Training was... tiring mentally and physically. If not for the match we played before that, it could have been much worse. I'm unsure of the kind of mentality I should have for training these days. The thought of it unnerves me, damn.

Typing this while waiting for my maggee mee to cook. I'm wondering what's wrong with me these days. Appetite comes and go, and the worse thing is when I FINALLY feel like eating, the canteen is either full of people or the stalls are closed. Say for today, was suddenly feeling hungry before math, but ended up having potato wedges only.
Nonono I ain't anoe, just that I hope the important things I hold very dear, will not change or make a drastic u-turn. As much as I would like people to see the strong front I always project, I don't think my heart can take it.

School has been just mundane these days I guess. IT's the same routine, and I'm definitely studying more than the past. Maybe it's more tiring at the end and the start of the day, but every day is probably more fulfilling (:
Although I wish studying could be less monotonous.

Tests were screwed, but I don't feel as much as the rest. What for, making yourself so miserable. It's dumb when you keep clinging onto the past, refusing to let go and move on. Easy as it may seem, it's probably the hardest thing to do, but once we succeed, we'll become stronger.

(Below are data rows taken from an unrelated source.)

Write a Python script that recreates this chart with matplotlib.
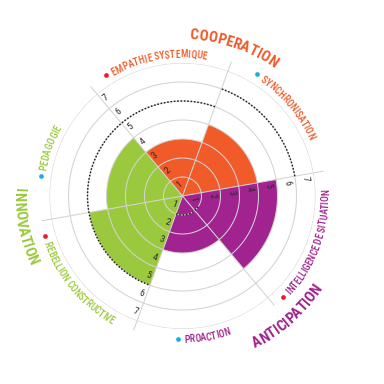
import os
import re
import numpy as np
import matplotlib
matplotlib.use("Agg")
import matplotlib.pyplot as plt
from matplotlib import font_manager as fm
from matplotlib.font_manager import FontProperties, get_font

# ---------------- data ----------------
categories = ["SYNCHRONISATION", "EMPATHIE SYSTEMIQUE", "PEDAGOGIE",
              "REBELLION CONSTRUCTIVE", "PROACTION", "INTELLIGENCE DE SITUATION"]
scores = [4, 3, 4, 5, 3, 5]
category_group = [0, 0, 1, 1, 2, 2]
marker_kind = ["blue", "red", "blue", "red", "blue", "red"]
groups = ["COOPERATION", "INNOVATION", "ANTICIPATION"]
# dotted objective arcs: level, from / to (in sector units)
objective_level = [6, 5, 1]
objective_from = [0, 1, 4]
objective_to = [1, 4, 5.35]
scale_ticks = ["1", "2", "3", "4", "5", "6", "7"]
tick_axis_sector = [0, 2, 4]

# ---------------- style / layout ----------------
group_colors = ["#F15A29", "#9BC93D", "#A0238F"]
marker_colors = {"red": "#EC1C2B", "blue": "#1AAEE8"}
ring_color = "#D3D3D3"
W = H = 384
DPI = 100
CX, CY = 182.5, 196.0
R7 = 133.0
PX = R7 / 7.0
START = 10.0
STEP = 60.0

cat_spans = [31.6, 39.0, 18.4, 43.4, 19.2, 46.2]
group_spans = [31.5, 28.3, 32.4]
CAT_R = 7.5
GRP_R = 8.55

# ---------------- condensed font selection ----------------
PREFIXES = ["liberationsansnarrow", "robotocondensed", "opensanscondensed",
            "notosanscondensed", "dejavusanscondensed"]
WEIGHTS = {"": 400, "regular": 400, "book": 400, "medium": 500, "semibold": 600,
           "bold": 700}


def pick_font(target):
    best = None
    for f in fm.fontManager.ttflist:
        base = os.path.splitext(os.path.basename(f.fname))[0].lower()
        key = re.sub(r"[-_ ]", "", base)
        for rank, p in enumerate(PREFIXES):
            if key.startswith(p):
                rest = key[len(p):]
                if rest in WEIGHTS:
                    sc = rank * 1000 + abs(WEIGHTS[rest] - target)
                    if best is None or sc < best[0]:
                        best = (sc, f.fname)
    return best[1] if best else None


font_files = {w: pick_font(w) for w in (400, 500, 700)}
CONDENSED = font_files[400] is not None
TRACK = 1.0 if CONDENSED else 0.92


def fprop(weight, size):
    path = font_files[weight]
    if path:
        return FontProperties(fname=path, size=size)
    return FontProperties(family="DejaVu Sans", size=size,
                          weight="bold" if weight >= 600 else "normal")


def metrics(text, size, weight):
    prop = fprop(weight, size)
    font = get_font(fm.findfont(prop))
    font.set_size(size, DPI)
    adv = [font.load_char(ord(c)).linearHoriAdvance / 65536.0 for c in text]
    cap = font.load_char(ord("H")).horiBearingY / 64.0
    return adv, cap


fig = plt.figure(figsize=(W / DPI, H / DPI), dpi=DPI)
ax = fig.add_axes([(CX - R7) / W, (H - CY - R7) / H, 2 * R7 / W, 2 * R7 / H],
                  projection="polar")
ax.set_ylim(0, 7)
ax.set_axis_off()

n = len(categories)
mids = np.radians(START + STEP * (np.arange(n) + 0.5))
colors = [group_colors[g] for g in category_group]
ax.bar(mids, scores, width=np.radians(STEP), bottom=0, color=colors,
       edgecolor="none", align="center", zorder=1)

tt = np.linspace(0, 2 * np.pi, 400)
for k in range(1, 8):
    ax.plot(tt, np.full_like(tt, k), color=ring_color, lw=0.75, zorder=2)
for i in range(n):
    a = np.radians(START + STEP * i)
    ax.plot([a, a], [0, 7.5], color=ring_color, lw=0.75, zorder=2, clip_on=False)

for lev, s0, s1 in zip(objective_level, objective_from, objective_to):
    th = np.radians(np.linspace(START + STEP * s0, START + STEP * s1, 200))
    ax.plot(th, np.full_like(th, lev), color="#1E1E1E", lw=1.05,
            ls=(0, (1.1, 1.2)), zorder=3, clip_on=False)

tick_size = 6.8 if CONDENSED else 6.3
for s in tick_axis_sector:
    a_deg = START + STEP * s
    a = np.radians(a_deg)
    rot = a_deg - 90 if a_deg < 180 else a_deg + 90
    for k, lab in enumerate(scale_ticks, start=1):
        rp = (k - 0.45) * PX
        x = rp * np.cos(a) + 5.0 * np.sin(a)
        y = rp * np.sin(a) - 5.0 * np.cos(a)
        ax.text(np.arctan2(y, x), np.hypot(x, y) / PX, lab,
                fontproperties=fprop(400, tick_size), color="#2B2B2B",
                rotation=rot, rotation_mode="anchor", ha="center",
                va="center", zorder=5)


def fit_size(texts, spans, r_units, weight):
    sizes = []
    for t, sp in zip(texts, spans):
        adv, _ = metrics(t, 10, weight)
        nat = np.degrees(TRACK * sum(adv) / (r_units * PX))
        sizes.append(10 * sp / nat)
    return float(np.mean(sizes))


def curved(text, center_deg, r_units, size, color, weight):
    top = 0 < (center_deg % 360) < 180
    adv, cap = metrics(text, size, weight)
    adv = [a * TRACK for a in adv]
    total = sum(adv)
    rc = r_units * PX
    rb = rc - cap / 2 if top else rc + cap / 2
    pos = 0.0
    prop = fprop(weight, size)
    for ch, w in zip(text, adv):
        mid = pos + w / 2 - total / 2
        pos += w
        if ch == " ":
            continue
        if top:
            th = center_deg - np.degrees(mid / rb)
            rot = th - 90
        else:
            th = center_deg + np.degrees(mid / rb)
            rot = th + 90
        ax.text(np.radians(th), rb / PX, ch, fontproperties=prop, color=color,
                rotation=rot, rotation_mode="anchor", ha="center",
                va="baseline", zorder=6)
    half = np.degrees(total / 2 / rb)
    return (center_deg + half) if top else (center_deg - half), top


cat_size = fit_size(categories, cat_spans, CAT_R, 500)
grp_size = fit_size(groups, group_spans, GRP_R, 700)

for i, name in enumerate(categories):
    c_deg = START + STEP * (i + 0.5)
    start, top = curved(name, c_deg, CAT_R, cat_size,
                        group_colors[category_group[i]], 500)
    gap = np.degrees(6.0 / (CAT_R * PX))
    d_deg = start + gap if top else start - gap
    ax.plot(np.radians(d_deg), CAT_R + 0.03, "o", ms=3.4,
            color=marker_colors[marker_kind[i]], mec="none", clip_on=False, zorder=6)

for gi, name in enumerate(groups):
    idx = [i for i, g in enumerate(category_group) if g == gi]
    c_deg = START + STEP * (np.mean(idx) + 0.5) + 1.0
    curved(name, c_deg, GRP_R, grp_size, group_colors[gi], 700)

fig.savefig("out.png", dpi=DPI)
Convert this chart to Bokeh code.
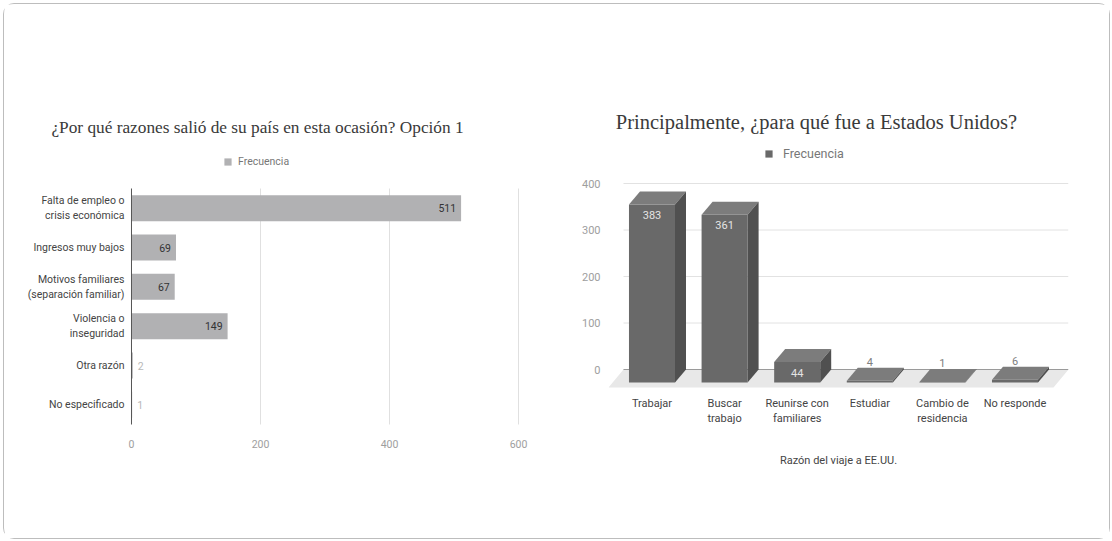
from bokeh.plotting import figure
from bokeh.models import Range1d, Label, Legend, LegendItem, FixedTicker
from bokeh.layouts import row
from bokeh.embed import file_html
from bokeh.resources import INLINE
from bokeh.core.properties import value

# ---------------- data ----------------
series_name = "Frecuencia"

left_title = "¿Por qué razones salió de su país en esta ocasión? Opción 1"
left_categories = [
    "Falta de empleo o\ncrisis económica",
    "Ingresos muy bajos",
    "Motivos familiares\n(separación familiar)",
    "Violencia o\ninseguridad",
    "Otra razón",
    "No especificado",
]
left_values = [511, 69, 67, 149, 2, 1]
left_ticks = [0, 200, 400, 600]

right_title = "Principalmente, ¿para qué fue a Estados Unidos?"
right_categories = [
    "Trabajar",
    "Buscar\ntrabajo",
    "Reunirse con\nfamiliares",
    "Estudiar",
    "Cambio de\nresidencia",
    "No responde",
]
right_values = [383, 361, 44, 4, 1, 6]
right_ticks = [0, 100, 200, 300, 400]
right_axis_title = "Razón del viaje a EE.UU."

# ---------------- styles ----------------
SANS = "Roboto"
SERIF = "Liberation Serif"
TITLE_COLOR = "#3a3a3a"
LABEL_SIZE = "11px"
FIG_H = 534
BOTTOM = 50           # common bottom border of both figures (frames share top/bottom)

# ---------------- left chart (horizontal bars) ----------------
n = len(left_categories)
ypos = [n - 1 - k for k in range(n)]          # first category at the top

p1 = figure(width=556, height=FIG_H,
            x_range=Range1d(-196.90, 665.12), y_range=Range1d(-2.1271, 10.178),
            y_axis_location=None,
            output_backend="svg", toolbar_location=None,
            min_border_left=0, min_border_right=0,
            min_border_top=0, min_border_bottom=BOTTOM)
p1.outline_line_color = None
p1.grid.grid_line_color = None

gl = [t for t in left_ticks if t != 0]
p1.segment(x0=gl, x1=gl, y0=[-0.5] * len(gl), y1=[n - 0.5] * len(gl),
           line_color="#e0e0e0", line_width=1)

r1 = p1.hbar(y=ypos, right=left_values, left=0, height=0.66,
             fill_color="#b1b1b3", line_color=None)
p1.segment(x0=[0], x1=[0], y0=[-0.5], y1=[n - 0.5], line_color="#555555", line_width=1)

# category labels
p1.text(x=[0] * n, y=ypos, text=left_categories, text_align="right", text_baseline="middle",
        x_offset=-7, text_font=value(SANS), text_font_size="10.5px", text_color="#444444",
        text_line_height=1.2)

p1.xaxis.fixed_location = -0.5
p1.xaxis.ticker = FixedTicker(ticks=left_ticks)
p1.xaxis.axis_line_color = None
p1.xaxis.major_tick_line_color = None
p1.xaxis.minor_tick_line_color = None
p1.xaxis.major_tick_out = 0
p1.xaxis.minor_tick_out = 0
p1.xaxis.major_label_text_color = "#9e9e9e"
p1.xaxis.major_label_text_font = SANS
p1.xaxis.major_label_text_font_size = "10.5px"
p1.xaxis.major_label_standoff = 15

inside = [i for i, v in enumerate(left_values) if v >= 20]
outside = [i for i, v in enumerate(left_values) if v < 20]
p1.text(x=[left_values[i] for i in inside], y=[ypos[i] for i in inside],
        text=[str(left_values[i]) for i in inside],
        text_align="right", text_baseline="middle", x_offset=-5,
        text_font=value(SANS), text_font_size="10.5px", text_color="#333333")
p1.text(x=[left_values[i] for i in outside], y=[ypos[i] for i in outside],
        text=[str(left_values[i]) for i in outside],
        text_align="left", text_baseline="middle", x_offset=5,
        text_font=value(SANS), text_font_size="10.5px", text_color="#b8b8b8")

p1.add_layout(Label(x=195.35, y=7.051, text=left_title,
                    text_align="center", text_baseline="middle",
                    text_font=SERIF, text_font_size="17.3px", text_color=TITLE_COLOR))

leg1 = Legend(items=[LegendItem(label=series_name, renderers=[r1])],
              location=(219, 320.5), orientation="horizontal",
              glyph_width=9, glyph_height=9, label_standoff=6, padding=0, margin=0,
              spacing=0, label_height=13, border_line_color=None,
              background_fill_alpha=0, label_text_font=SANS,
              label_text_font_size="10.5px", label_text_color="#777777")
p1.add_layout(leg1, "center")

# ---------------- right chart (3D columns) ----------------
XS, XE = -0.599, 5.737          # horizontal extent of the plotting frame
YS, YE = -255.91, 784.95        # vertical extent of the plotting frame
W = 0.634                       # column front width
DX, DY = 0.1515, 27.96          # 3D depth offset of columns
FDX, FDY = 0.2066, 38.7         # 3D depth offset of floor
AXIS_Y = -40.86                 # category axis sits at the front edge of the floor

p2 = figure(width=549, height=FIG_H,
            x_range=Range1d(XS, XE), y_range=Range1d(YS, YE),
            output_backend="svg", toolbar_location=None,
            min_border_left=48, min_border_right=41,
            min_border_top=0, min_border_bottom=BOTTOM)
p2.outline_line_color = None
p2.grid.grid_line_color = None

p2.patch([XS, XS + FDX, XE, XE - FDX], [-FDY, 0, 0, -FDY],
         fill_color="#e8e8e8", line_color=None)
grid_t = [t for t in right_ticks if t != 0]
p2.segment(x0=[XS + FDX] * len(grid_t), x1=[XE] * len(grid_t), y0=grid_t, y1=grid_t,
           line_color="#e2e2e2", line_width=1)
p2.segment(x0=[XS + FDX], x1=[XE], y0=[0], y1=[0], line_color="#9a9a9a", line_width=1)

xi = list(range(len(right_values)))
front = p2.quad(left=[i - W / 2 for i in xi], right=[i + W / 2 for i in xi],
                bottom=[-DY] * len(xi), top=[v - DY for v in right_values],
                fill_color="#696969", line_color=None)
p2.patches(
    xs=[[i - W / 2, i - W / 2 + DX, i + W / 2 + DX, i + W / 2] for i in xi],
    ys=[[v - DY, v, v, v - DY] for v in right_values],
    fill_color="#7c7c7c", line_color=None)
p2.patches(
    xs=[[i + W / 2, i + W / 2, i + W / 2 + DX, i + W / 2 + DX] for i in xi],
    ys=[[-DY, v - DY, v, 0] for v in right_values],
    fill_color="#505050", line_color=None)

rin = [i for i, v in enumerate(right_values) if v >= 20]
rout = [i for i, v in enumerate(right_values) if v < 20]
p2.text(x=rin, y=[right_values[i] - DY for i in rin], text=[str(right_values[i]) for i in rin],
        text_align="center", text_baseline="middle", y_offset=10.5,
        text_font=value(SANS), text_font_size=LABEL_SIZE, text_color="#e4e4e4")
p2.text(x=rout, y=[right_values[i] for i in rout], text=[str(right_values[i]) for i in rout],
        text_align="center", text_baseline="middle", y_offset=-6,
        text_font=value(SANS), text_font_size=LABEL_SIZE, text_color="#808080")

p2.yaxis.ticker = FixedTicker(ticks=right_ticks)
p2.yaxis.axis_line_color = None
p2.yaxis.major_tick_line_color = None
p2.yaxis.minor_tick_line_color = None
p2.yaxis.major_tick_out = 0
p2.yaxis.minor_tick_out = 0
p2.yaxis.major_label_standoff = 8
p2.yaxis.major_label_text_color = "#9e9e9e"
p2.yaxis.major_label_text_font = SANS
p2.yaxis.major_label_text_font_size = LABEL_SIZE

p2.xaxis.fixed_location = AXIS_Y
p2.xaxis.ticker = FixedTicker(ticks=xi)
p2.xaxis.major_label_overrides = {i: c for i, c in enumerate(right_categories)}
p2.xaxis.axis_line_color = None
p2.xaxis.major_tick_line_color = None
p2.xaxis.minor_tick_line_color = None
p2.xaxis.major_tick_out = 0
p2.xaxis.minor_tick_out = 0
p2.xaxis.major_label_standoff = 8
p2.xaxis.major_label_text_color = "#444444"
p2.xaxis.major_label_text_font = SANS
p2.xaxis.major_label_text_font_size = LABEL_SIZE
p2.xaxis.axis_label = right_axis_title
p2.xaxis.axis_label_text_font = SANS
p2.xaxis.axis_label_text_font_style = "normal"
p2.xaxis.axis_label_text_font_size = LABEL_SIZE
p2.xaxis.axis_label_text_color = "#444444"
p2.xaxis.axis_label_standoff = 26

p2.add_layout(Label(x=2.266, y=531.2, text=right_title,
                    text_align="center", text_baseline="middle",
                    text_font=SERIF, text_font_size="20.5px", text_color=TITLE_COLOR))

leg2 = Legend(items=[LegendItem(label=series_name, renderers=[front])],
              location=(156, 327.5), orientation="horizontal",
              glyph_width=9, glyph_height=9, label_standoff=10, padding=0, margin=0,
              spacing=0, label_height=13, border_line_color=None,
              background_fill_alpha=0, label_text_font=SANS,
              label_text_font_size="12.5px", label_text_color="#777777")
p2.add_layout(leg2, "center")

layout = row(p1, p2, spacing=0,
             styles={"border": "1px solid #bdbdbd", "border-radius": "11px",
                     "margin": "3px 0 0 3px"})

open("out.html", "w").write(file_html(layout, INLINE))
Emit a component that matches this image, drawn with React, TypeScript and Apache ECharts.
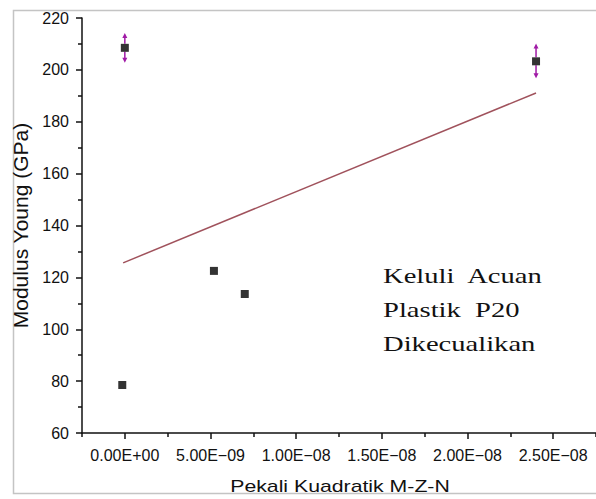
import React, { useEffect, useRef } from "react";
import * as echarts from "echarts";

// Data
const pointsX = [0, -1.5e-10, 5.2e-9, 7.0e-9, 2.4e-8];
const pointsY = [208.5, 78.5, 122.5, 113.6, 203.3];
// Error bars (only for the two high points)
const errX = [0, 2.4e-8];
const errY = [208.5, 203.3];
const errLow = [202.7, 196.8];
const errHigh = [214.2, 210.2];
// Fitted line end points
const fitX = [-1e-10, 2.4e-8];
const fitY = [125.6, 191.1];

const xTickValues = [0, 5e-9, 1e-8, 1.5e-8, 2e-8, 2.5e-8];
const xTickLabels = ["0.00E+00", "5.00E\u221209", "1.00E\u221208", "1.50E\u221208", "2.00E\u221208", "2.50E\u221208"];
const xMinorValues = [-2.5e-9, 2.5e-9, 7.5e-9, 1.25e-8, 1.75e-8, 2.25e-8, 2.75e-8];
const yTicks = [60, 80, 100, 120, 140, 160, 180, 200, 220];

const xAxisTitle = "Pekali Kuadratik M-Z-N";
const yAxisTitle = "Modulus Young (GPa)";
const annotationLines = ["Keluli  Acuan", "Plastik  P20", "Dikecualikan"];

const FONT = "'Liberation Sans', Arial, sans-serif";
const ERR_COLOR = "#a01aa6";

export default function App() {
  const ref = useRef<HTMLDivElement>(null);
  useEffect(() => {
    if (!ref.current) return;
    const chart = echarts.init(ref.current, undefined, { renderer: "svg" });
    const xMin = -2.5e-9;
    const xMax = 2.75e-8;
    const labelFor = (v: number) => {
      let best = 0;
      let bd = Infinity;
      xTickValues.forEach((t, i) => {
        const d = Math.abs(t - v);
        if (d < bd) {
          bd = d;
          best = i;
        }
      });
      return bd < 1e-10 ? xTickLabels[best] : "";
    };
    chart.setOption({
      animation: false,
      backgroundColor: "#ffffff",
      grid: { left: 82, top: 18, width: 517, height: 415, containLabel: false },
      xAxis: [
        {
          type: "value",
          min: xMin,
          max: xMax,
          interval: 2.5e-9,
          axisLine: { show: true, onZero: false, lineStyle: { color: "#111", width: 1.5 } },
          axisTick: { show: true, inside: false, length: 6, customValues: xTickValues, lineStyle: { color: "#111", width: 1.5 } },
          axisLabel: {
            show: true,
            customValues: xTickValues,
            formatter: (v: number) => labelFor(v),
            fontFamily: FONT,
            fontSize: 16,
            color: "#111",
            margin: 14,
          },
          splitLine: { show: false },
        },
        {
          type: "value",
          min: xMin,
          max: xMax,
          interval: 2.5e-9,
          position: "bottom",
          axisLine: { show: false, onZero: false },
          axisTick: { show: true, inside: false, length: 4, customValues: xMinorValues, lineStyle: { color: "#111", width: 1.5 } },
          axisLabel: { show: false },
          splitLine: { show: false },
        },
      ],
      yAxis: {
        type: "value",
        min: 60,
        max: 220,
        interval: 20,
        name: yAxisTitle,
        nameLocation: "middle",
        nameGap: 41,
        nameTextStyle: { fontFamily: FONT, fontSize: 21, color: "#111" },
        axisLine: { show: true, onZero: false, lineStyle: { color: "#111", width: 1.5 } },
        axisTick: { show: true, inside: false, length: 6, lineStyle: { color: "#111", width: 1.5 } },
        minorTick: { show: true, splitNumber: 2, length: 4, lineStyle: { color: "#111", width: 1.5 } },
        axisLabel: {
          fontFamily: FONT,
          fontSize: 16,
          color: "#111",
          margin: 13,
          formatter: (v: number) => (yTicks.includes(v) ? String(v) : ""),
        },
        splitLine: { show: false },
      },
      graphic: [
        {
          type: "rect",
          shape: { x: 13.5, y: 10.5, width: 700, height: 483 },
          style: { fill: "none", stroke: "#c4c4c4", lineWidth: 1.5 },
          silent: true,
          z: -1,
        },
        {
          type: "text",
          x: 340,
          y: 486,
          scaleX: 1.25,
          style: {
            text: xAxisTitle,
            font: "17px 'Liberation Sans', Arial, sans-serif",
            fill: "#111",
            textAlign: "center",
            textVerticalAlign: "middle",
          },
        },
        {
          type: "text",
          x: 383,
          y: 259,
          scaleX: 1.3,
          style: {
            text: annotationLines.join("\n"),
            font: "22px 'Liberation Serif', 'Times New Roman', serif",
            lineHeight: 34,
            fill: "#111",
            textAlign: "left",
            textVerticalAlign: "top",
          },
        },
      ],
      series: [
        {
          type: "line",
          data: fitX.map((x, i) => [x, fitY[i]]),
          symbol: "none",
          lineStyle: { color: "#a0525c", width: 1.5 },
          z: 2,
        },
        {
          type: "custom",
          data: errX.map((x, i) => [x, errY[i], errLow[i], errHigh[i]]),
          renderItem: (params: any, api: any) => {
            const c = api.coord([api.value(0), api.value(1)]);
            const lo = api.coord([api.value(0), api.value(2)]);
            const hi = api.coord([api.value(0), api.value(3)]);
            const x = c[0];
            const half = 4;
            const aw = 2.5;
            const ah = 4;
            const style = { stroke: ERR_COLOR, lineWidth: 1.5 };
            return {
              type: "group",
              children: [
                { type: "line", shape: { x1: x, y1: c[1] - half, x2: x, y2: hi[1] + ah }, style },
                { type: "line", shape: { x1: x, y1: c[1] + half, x2: x, y2: lo[1] - ah }, style },
                {
                  type: "polygon",
                  shape: { points: [[x, hi[1]], [x - aw, hi[1] + ah + 1], [x + aw, hi[1] + ah + 1]] },
                  style: { fill: ERR_COLOR },
                },
                {
                  type: "polygon",
                  shape: { points: [[x, lo[1]], [x - aw, lo[1] - ah - 1], [x + aw, lo[1] - ah - 1]] },
                  style: { fill: ERR_COLOR },
                },
              ],
            };
          },
          z: 3,
        },
        {
          type: "scatter",
          data: pointsX.map((x, i) => [x, pointsY[i]]),
          symbol: "rect",
          symbolSize: 8,
          itemStyle: { color: "#000" },
          z: 4,
        },
      ],
    });
    return () => chart.dispose();
  }, []);
  return (
    <div
      ref={ref}
      style={{ position: "fixed", left: 0, top: 0, width: 596, height: 499, background: "#fff" }}
    />
  );
}
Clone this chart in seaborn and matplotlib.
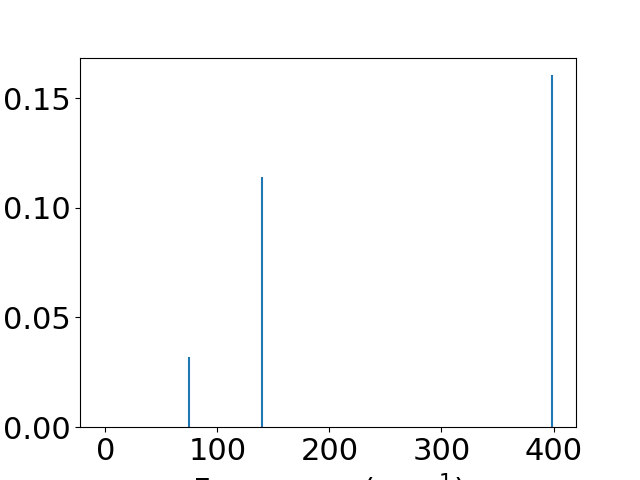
import matplotlib
matplotlib.use("Agg")
import seaborn as sns
import matplotlib.pyplot as plt

# spectrum peaks (frequency in cm^-1, intensity)
frequencies = [0, 75, 140, 399]
intensities = [0.0, 0.0319, 0.1139, 0.1604]

sns.set_style("ticks", {"axes.edgecolor": "black", "text.color": "black",
                        "xtick.color": "black", "ytick.color": "black",
                        "axes.labelcolor": "black"})
plt.rcParams['font.family'] = ['DejaVu Sans']
plt.rcParams['font.size'] = 22

fig, ax = plt.subplots(figsize=(6.4, 4.8), dpi=100)
ax.vlines(frequencies, 0, intensities, color=sns.color_palette("tab10")[0], linewidth=1.5)
ax.set_xlim(-22.5, 420)
ax.set_ylim(bottom=0)
ax.set_xlabel('Frequency (cm$^{-1}$)')
ax.tick_params(labelsize=22)

plt.savefig('out.png', dpi=100)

Just had a thought. There are so many things in life which I've yet to experience and despite the fear of facing setbacks, there is this part of me who wants the excitement of novelty. Yet to care about somemore more than a friend, yet to find someone really inspiring, yet to understand how it is like to feel like the world has just come crashing down, yet to have a reason to let my ego and pride down for once... so many yets, but I'm probably too chicken for them.